A few days ago I discussed a WSJ editorial that critiqued the Texas Legislature’s attempt to reduce the testing in Texas. They had called less testing “lowering the bar.” I also quickly analyzed the author’s charter chains college readiness data— which showed, not surprisingly, that their chain was underperforming the state by wide margins. Well, TAMSA has responded in the Wall Street Journal. Following a high-stakes testing cartoon that my sister posted on Facebook, I have pasted their response for your viewing pleasure.
TAMSA’s response in the WSJ:
As parents of Texas public-school students and founding members of Texans Advocating for Meaningful Student Assessment, we were surprised to see Tamsa described as “anti-testing” (“Doing a Texas Two-Step Around Education Reform” by Charles Cook and Terrence Moore, Cross Country, March 9).
Tamsa, a grass-roots statewide bipartisan organization, is pro-testing and pro-accountability. However, we want those tests to be meaningful. Tamsa supports a mix of nationally respected tests and Texas-designed criterion-referenced tests that ensure students are being taught the Texas curriculum.

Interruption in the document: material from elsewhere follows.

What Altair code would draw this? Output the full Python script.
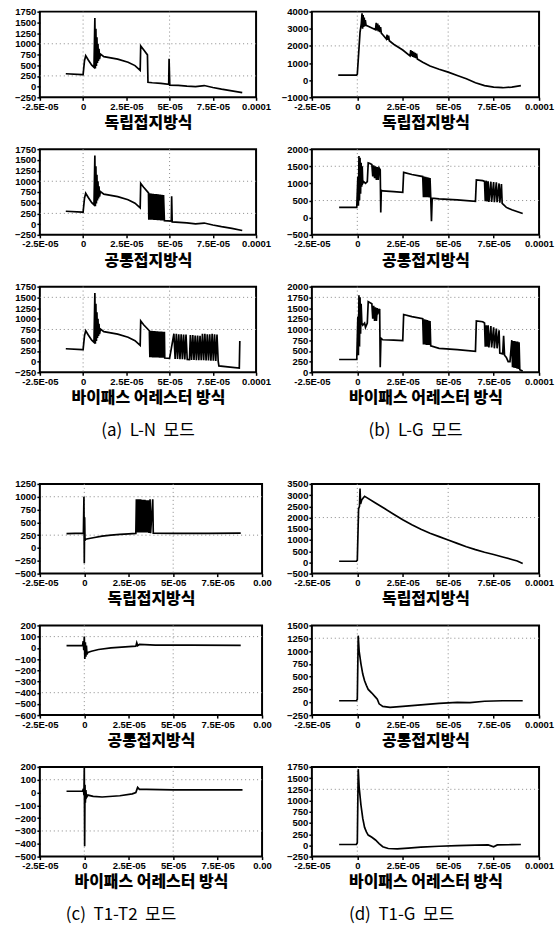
import altair as alt
import pandas as pd

# ---------------- axis ticks / labels ----------------
X_TICKS = [-25, 0, 25, 50, 75, 100]
X_LABELS = ["-2.5E-05", "0", "2.5E-05", "5E-05", "7.5E-05", "0.0001"]
X_LABELS_C = ["-2.5E-05", "0", "2.5E-05", "5E-05", "7.5E-05", "0.00"]
X_GRID = [0, 50]

Y_A = [-250, 0, 250, 500, 750, 1000, 1250, 1500, 1750]
Y_B1 = [-1000, 0, 1000, 2000, 3000, 4000]
Y_B2 = [-500, 0, 500, 1000, 1500, 2000]
Y_B3 = [0, 250, 500, 750, 1000, 1250, 1500, 1750, 2000]
Y_C1 = [-500, -250, 0, 250, 500, 750, 1000, 1250]
Y_C2 = [-600, -500, -400, -300, -200, -100, 0, 100, 200]
Y_C3 = [-500, -400, -300, -200, -100, 0, 100, 200]
Y_D1 = [-500, 0, 500, 1000, 1500, 2000, 2500, 3000, 3500]
Y_D2 = [-250, 0, 250, 500, 750, 1000, 1250, 1500]
Y_D3 = [-250, 0, 250, 500, 750, 1000, 1250, 1500, 1750]

G_A1 = [250, 1000]
G_A2 = [250, 1000]
G_A3 = [750, 1500]
G_B1 = [2000]
G_B2 = [500, 1500]
G_B3 = [1000, 1750]
G_C1 = [250, 1000]
G_C2 = [-400, 100]
G_C3 = [-300, 100]
G_D1 = [2000]
G_D2 = [1250]
G_D3 = [1250]

NB = "\u00a0\u00a0"
PANEL_TITLES = ["독립접지방식", "공통접지방식", "바이패스 어레스터 방식"]
CAPTIONS = [f"(a){NB}L-N{NB}모드", f"(b){NB}L-G{NB}모드",
            f"(c){NB}T1-T2{NB}모드", f"(d){NB}T1-G{NB}모드"]

# ---------------- waveforms (time in microseconds, value) ----------------
A_HEAD = [(-10, 300), (-0.5, 280), (0, 280), (0.8, 600), (1.5, 720), (3, 620), (5, 500),
          (6.3, 450), (6.8, 1600), (7.1, 420), (7.4, 1350), (7.7, 480), (8.0, 1150),
          (8.3, 550), (8.6, 1000), (8.9, 600), (9.2, 880), (9.5, 640), (10, 760),
          (12, 700), (20, 640), (26, 570), (30, 490), (33, 380), (33.3, 950), (35, 860)]

A1 = A_HEAD + [(37.2, 740), (37.5, 100), (40, 90), (45, 75), (49.5, 55), (49.7, 650),
               (50.1, 35), (55, 30), (60, 10), (65, 0), (70, 25), (75, -20), (80, -60),
               (86, -100), (92, -140)]

A2 = A_HEAD + [(37.8, 730),
               (38.0, 100), (38.5, 720), (39.0, 100), (39.5, 715), (40.0, 100), (40.5, 710),
               (41.0, 95), (41.5, 705), (42.0, 95), (42.5, 700), (43.0, 90), (43.5, 695),
               (44.0, 90), (44.5, 690), (45.0, 85), (45.5, 685), (46.0, 85), (46.5, 680),
               (47.0, 80),
               (51.0, 70), (51.2, 650), (51.5, 50), (60, 30), (65, 5), (70, 25), (75, -20),
               (80, -60), (86, -100), (92, -150)]

A3 = A_HEAD + [(38.3, 720),
               (38.6, 100), (39.0, 720), (39.4, 100), (39.8, 718), (40.2, 98), (40.6, 715),
               (41.0, 98), (41.4, 712), (41.8, 96), (42.2, 710), (42.6, 95), (43.0, 708),
               (43.4, 94), (43.8, 705), (44.2, 92), (44.6, 702), (45.0, 90), (45.4, 700),
               (45.8, 90), (46.2, 698), (46.6, 88), (47.0, 695), (47.2, 85),
               (50, 75), (52.5, 650), (53.2, 60), (53.9, 650), (54.6, 60), (55.3, 640),
               (56.0, 55), (56.7, 640), (57.4, 55), (58.1, 630), (58.8, 50), (59.5, 630),
               (60.2, 50), (61.5, 45),
               (62.0, 620), (62.7, 40), (63.4, 620), (64.1, 40), (64.8, 610), (65.5, 35),
               (66.2, 610), (66.9, 35), (67.6, 600), (68.3, 35),
               (69.0, 650), (69.7, 30), (70.4, 650), (71.1, 25), (71.8, 640), (72.5, 25),
               (73.2, 640), (73.9, 20), (74.6, 650), (75.3, 20), (76.0, 640), (76.7, 15),
               (77.4, 630), (78.1, 10),
               (78.5, -100), (85, -130), (90.3, -150), (90.6, 480)]

B1 = [(-10.5, 300), (-0.5, 300), (0, 350), (1.5, 2800), (2.2, 3300), (2.6, 3900), (2.9, 3000),
      (3.2, 3800), (3.5, 3100), (3.8, 3650), (4.1, 3150), (4.4, 3500), (4.8, 3200), (6, 3150),
      (8, 3050), (10, 2950), (10.4, 3350), (10.8, 2900), (11.2, 3300), (11.6, 2850),
      (12.0, 3200), (12.4, 2800), (12.8, 3100), (13.2, 2750), (14, 2650), (16, 2400),
      (16.4, 2650), (16.8, 2350), (17.2, 2600), (17.6, 2300), (20, 2100), (25, 1760),
      (29, 1420), (29.4, 1750), (29.8, 1400), (30.2, 1700), (30.6, 1360), (31.0, 1650),
      (31.4, 1320), (31.8, 1600), (32.2, 1280), (32.6, 1550), (33, 1240), (36, 1050),
      (40, 830), (45, 640), (50, 470), (55, 270), (60, 80), (65, -150), (70, -320),
      (75, -410), (80, -440), (85, -400), (90, -320)]

B2 = [(-10, 300), (-0.3, 300), (0.3, 1200), (0.6, 350), (0.9, 1800), (1.2, 500), (1.5, 1750),
      (1.8, 700), (2.1, 1600), (2.4, 900), (2.7, 1500), (3.0, 1000), (3.5, 1050), (4.5, 1000),
      (5.5, 1050), (6, 1600), (7, 1580), (8, 1550), (8.5, 1200), (9, 1530), (9.5, 1150),
      (10, 1500), (10.5, 1100), (11, 1480), (11.5, 1100), (12, 1450), (12.6, 1400),
      (12.9, 150), (13.2, 800), (14, 780), (20, 760), (25, 740), (25.5, 1320), (30, 1260),
      (36, 1200), (36.4, 600), (36.8, 1200), (37.2, 600), (37.6, 1190), (38, 600),
      (38.4, 1180), (38.8, 600), (39.2, 1170), (39.6, 590), (40, 1160), (40.4, 590),
      (40.8, -100), (41.2, 570), (45, 550), (55, 520), (65, 480), (65.5, 1100), (69, 1080),
      (70, 1060), (70.4, 480), (71, 1080), (71.4, 470), (72, 1060), (72.4, 460), (73.5, 1050),
      (73.9, 460), (75, 1040), (75.4, 450), (76.5, 1030), (76.9, 450), (78, 1000),
      (78.4, 440), (79.3, 980), (79.7, 420), (82, 300), (85, 230), (91, 120)]

B3 = [(-10, 300), (-0.3, 300), (0.3, 1300), (0.6, 400), (0.9, 1800), (1.2, 600), (1.5, 1750),
      (1.8, 900), (2.1, 1600), (2.5, 1150), (3, 1100), (4, 1150), (4.5, 1050), (5.5, 1150),
      (6, 1650), (8, 1600), (8.5, 1250), (9, 1550), (9.5, 1200), (10, 1520), (10.5, 1200),
      (11, 1500), (11.5, 1400), (12.3, 1480), (12.6, 120), (13, 800), (14, 760), (20, 750),
      (25, 740), (25.5, 1350), (30, 1300), (36, 1250), (36.4, 650), (36.8, 1240), (37.2, 650),
      (37.6, 1230), (38, 640), (38.4, 1220), (38.8, 640), (39.2, 1210), (39.6, 640),
      (40, 1200), (40.4, 620), (45, 560), (55, 530), (65, 490), (65.5, 1200), (69, 1180),
      (70, 1150), (70.4, 600), (71, 1100), (71.4, 600), (72, 1100), (72.4, 580), (73.5, 1080),
      (73.9, 580), (75, 1050), (75.4, 560), (76.5, 1020), (76.9, 560), (78, 980), (78.4, 450),
      (80, 430), (80.5, 850), (81, 400), (82, 350), (83, 250), (84, 250), (85, 750),
      (85.4, 120), (85.8, 730), (86.2, 110), (86.6, 730), (87, 100), (87.4, 720), (87.8, 90),
      (88.2, 720), (88.6, 80), (89, 700), (89.4, 60), (91, 30)]

C1 = [(-10, 280), (-0.5, 290), (-0.2, 1000), (0, -300), (0.2, 600), (0.4, 150), (0.8, 170),
      (2, 180), (5, 200), (10, 230), (15, 250), (20, 265), (25, 275), (29, 285),
      (29.3, 950), (29.6, 300), (29.9, 950), (30.2, 300), (30.5, 950), (30.8, 300),
      (31.1, 950), (31.4, 300), (31.7, 950), (32.0, 300), (32.3, 940), (32.6, 300),
      (32.9, 940), (33.2, 300), (33.5, 940), (33.8, 300), (34.1, 940), (34.4, 300),
      (34.7, 930), (35.0, 300), (35.3, 930), (35.6, 300), (36.0, 930), (36.4, 295),
      (37.0, 950), (37.3, 290), (38.5, 950), (38.8, 290), (50, 285), (70, 285), (88, 290)]

C2 = [(-10, 20), (-1, 20), (-0.6, 60), (-0.3, -20), (0, 100), (0.3, -100), (0.6, 50),
      (0.9, -80), (1.2, 20), (1.5, -60), (2, -40), (4, -30), (8, -15), (15, 0), (25, 10),
      (29, 15), (29.5, 45), (30, 20), (31, 30), (40, 25), (60, 25), (88, 22)]

C3 = [(-10, 10), (-1, 10), (-0.5, 30), (-0.2, -20), (0, 200), (0.2, -420), (0.4, 60),
      (0.6, -80), (0.9, 20), (1.2, -40), (2, -20), (5, -30), (10, -35), (20, -25), (27, -10),
      (29, 0), (30, 40), (31, 25), (35, 25), (50, 20), (70, 20), (89, 20)]

D1 = [(-10, 50), (-0.5, 50), (0, 100), (0.7, 2400), (1.2, 2500), (1.5, 3300), (1.8, 2600),
      (2.5, 2800), (4, 2950), (5, 2900), (10, 2650), (15, 2400), (20, 2150), (25, 1900),
      (30, 1680), (35, 1480), (40, 1300), (45, 1150), (50, 1000), (55, 850), (60, 700),
      (65, 570), (70, 450), (75, 350), (80, 240), (85, 130), (88, 60), (91, -50)]

D2 = [(-10, 30), (-0.5, 30), (0, 60), (0.5, 1300), (1, 1000), (2, 750), (3, 550), (4, 420),
      (5, 330), (6, 250), (8, 180), (10, 100), (11, 60), (12, -30), (14, -80), (18, -100),
      (25, -80), (35, -50), (45, -20), (55, 0), (62, -5), (70, 20), (80, 30), (91, 30)]

D3 = [(-10, 20), (-0.5, 20), (0, 60), (0.5, 1700), (1, 1300), (2, 900), (3, 600), (4, 400),
      (5, 300), (6, 230), (8, 180), (10, 120), (12, 40), (14, -30), (17, -70), (22, -80),
      (28, -60), (35, -40), (45, -20), (55, -5), (65, 5), (72, 10), (75, -30), (77, 10),
      (85, 15), (90, 20)]


def label_expr(ticks, labels):
    expr = "''"
    for t, l in reversed(list(zip(ticks, labels))):
        expr = f"datum.value == {t} ? '{l}' : ({expr})"
    return expr


LABEL_FONT = "Liberation Sans"


def panel(pairs, yvals, ygrid, title, xlabels, w, h, caption=None, cap_dx=0):
    df = pd.DataFrame(pairs, columns=["t", "v"])
    xs = alt.Scale(domain=[X_TICKS[0], X_TICKS[-1]], nice=False, zero=False)
    ys = alt.Scale(domain=[yvals[0], yvals[-1]], nice=False, zero=False)
    xaxis = alt.Axis(values=X_TICKS, labelExpr=label_expr(X_TICKS, xlabels), title=title,
                     grid=False, domain=False, ticks=True, tickSize=3, tickColor="black",
                     tickWidth=1.5, labelFont=LABEL_FONT, labelFontSize=9.5,
                     labelFontWeight="bold", labelColor="black", labelPadding=1,
                     labelOverlap=False, labelFlush=False, titleFont="Noto Sans CJK KR",
                     titleFontSize=16, titleFontWeight=900, titleColor="black",
                     titlePadding=4)
    yaxis = alt.Axis(values=yvals, format="d", title=None, grid=False, domain=False,
                     ticks=True, tickSize=3, tickColor="black", tickWidth=1.5,
                     labelFont=LABEL_FONT, labelFontSize=9.5, labelFontWeight="bold",
                     labelColor="black", labelPadding=1, labelOverlap=False,
                     labelFlush=False)
    gx = alt.Chart(pd.DataFrame({"t": X_GRID})).mark_rule(
        color="#888", strokeDash=[1, 3], strokeWidth=1).encode(
        x=alt.X("t:Q", scale=xs, axis=xaxis))
    gy = alt.Chart(pd.DataFrame({"v": ygrid})).mark_rule(
        color="#888", strokeDash=[1, 3], strokeWidth=1).encode(
        y=alt.Y("v:Q", scale=ys, axis=yaxis))
    line = alt.Chart(df).mark_line(color="black", strokeWidth=1.7, clip=True).encode(
        x=alt.X("t:Q", scale=xs, axis=xaxis),
        y=alt.Y("v:Q", scale=ys, axis=yaxis),
        order="idx:Q",
    ).transform_window(idx="row_number()")
    ch = alt.layer(gx, gy, line).properties(width=w, height=h)
    if caption:
        ch = ch.properties(title=alt.TitleParams(
            caption, orient="bottom", anchor="middle", font="Noto Sans CJK KR",
            fontSize=17, fontWeight="normal", color="black", offset=17, dx=cap_dx))
    return ch


WL, WR = 223, 228
HT, HB = 86, 90

a1 = panel(A1, Y_A, G_A1, PANEL_TITLES[0], X_LABELS, 217, HT)
a2 = panel(A2, Y_A, G_A2, PANEL_TITLES[1], X_LABELS, 217, HT)
a3 = panel(A3, Y_A, G_A3, PANEL_TITLES[2], X_LABELS, 217, HT, CAPTIONS[0], 0)
b1 = panel(B1, Y_B1, G_B1, PANEL_TITLES[0], X_LABELS, WR, HT)
b2 = panel(B2, Y_B2, G_B2, PANEL_TITLES[1], X_LABELS, WR, HT)
b3 = panel(B3, Y_B3, G_B3, PANEL_TITLES[2], X_LABELS, WR, HT, CAPTIONS[1], -10)
c1 = panel(C1, Y_C1, G_C1, PANEL_TITLES[0], X_LABELS_C, WL, HB)
c2 = panel(C2, Y_C2, G_C2, PANEL_TITLES[1], X_LABELS_C, WL, HB)
c3 = panel(C3, Y_C3, G_C3, PANEL_TITLES[2], X_LABELS_C, WL, HB, CAPTIONS[2], -30)
d1 = panel(D1, Y_D1, G_D1, PANEL_TITLES[0], X_LABELS, WR, HB)
d2 = panel(D2, Y_D2, G_D2, PANEL_TITLES[1], X_LABELS, WR, HB)
d3 = panel(D3, Y_D3, G_D3, PANEL_TITLES[2], X_LABELS, WR, HB, CAPTIONS[3], -24)


def spacer():
    return alt.Chart(pd.DataFrame({"t": [0]})).mark_point(opacity=0).encode(
        x=alt.X("t:Q", axis=None), y=alt.Y("t:Q", axis=None)
    ).properties(width=10, height=8, view=alt.ViewBackground(strokeOpacity=0))


chart = alt.concat(
    a1, b1, a2, b2, a3, b3, spacer(), spacer(), c1, d1, c2, d2, c3, d3,
    columns=2, spacing={"row": 52, "column": 50}, bounds="flush",
).properties(
    padding={"left": 13, "top": 4, "right": 0, "bottom": 0},
    background="white",
).configure_view(stroke="black", strokeWidth=2)

chart.save("out.html", embed_options={"renderer": "svg", "actions": False})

However, unlike Messrs. Cook and Moore, we don’t confuse excessive testing with high standards and accountability. Texas currently requires a student to pass 15 separate high-stakes tests to graduate from high school on the recommended plan, yet no four-year college recognizes those tests for admission. Tamsa believes the SAT or ACT (exams colleges actually use to assess readiness), along with three Texas-designed exams, will provide a much more accurate picture of how high schools are doing.
Our beliefs reflect the Texas truism: “To make a cow gain weight, you don’t just keep weighing it—you need to feed it.” No one is suggesting we lower our standards and stop teaching rigorous and engaging lessons about the Constitution or Shakespeare. The reality is that simply testing students ad nauseam does not in fact make those students smarter—it makes them better test takers, and definitely leaves less time for learning.
Joe Straus, the speaker of the Texas House, noted earlier this year, “The goal of education is not to teach children how to pass a test, but to prepare them for life.” As parents of Texas students, we share that goal.